If you're getting vapor lock now and it didn't happen in the past, consider what might have changed.
If the gas in the tank is "winter" gas, that would mean that the vapor pressure of the fuel could be higher....that makes the gas more volatile, and more prone to vapor lock. If the gas is old, the chemicals added to reduce vapor pressure can dissipate...making the fuel more prone to vapor lock.
All of that said, vapor lock usually happens in the suction side of the fuel system. At reduced pressure, the fuel can effectively boil at a lower temperature.
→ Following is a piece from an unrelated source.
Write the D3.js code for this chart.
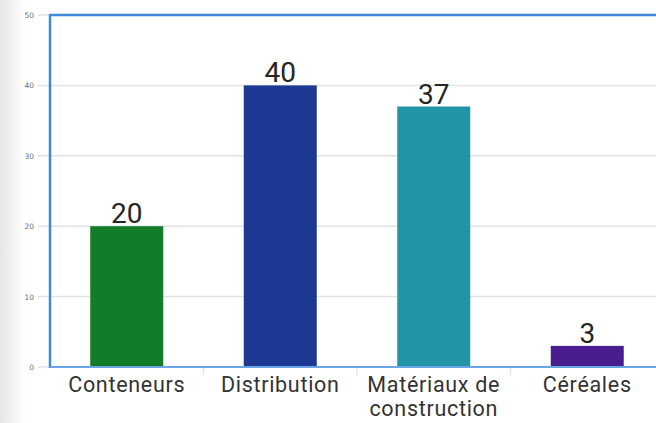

An electric fuel pump close to the gas tank will make it so that most of the system is under pressure rather than under a vacuum.
If it were me, before I took drastic action, I would drain the tank and put in fresh gas & give it a try.
If you're getting vapor lock now and it didn't happen in the past, consider what might have changed.
If the gas in the tank is "winter" gas, that would mean that the vapor pressure of the fuel could be higher....that makes the gas more volatile, and more prone to vapor lock. If the gas is old, the chemicals added to reduce vapor pressure can dissipate...making the fuel more prone to vapor lock.
All of that said, vapor lock usually happens in the suction side of the fuel system. At reduced pressure, the fuel can effectively boil at a lower temperature. An electric fuel pump close to the gas tank will make it so that most of the system is under pressure rather than under a vacuum.
If it were me, before I took drastic action, I would drain the tank and put in fresh gas & give it a try.
Dan
Thanks for your reply. Just bought the truck a month ago, but have added gas twice since I bought it. So, installing an electric fuel pump close to the tank sounds like a key factor in solving this. Thanks again!
Perhaps vapor lock. If you have a filter between the pump and carb, get rid of it. The problem could also be the coil, ignition switch or condenser breaking down.
Thanks for your response. Filter is between the tank and the pump. Previous owner had recently put in a new coil. I know that what seem like fuel problems can turn out to be ignition system, but it fires up after 5 minutes and idles smooth, so I'm leaning towards a fuel issue.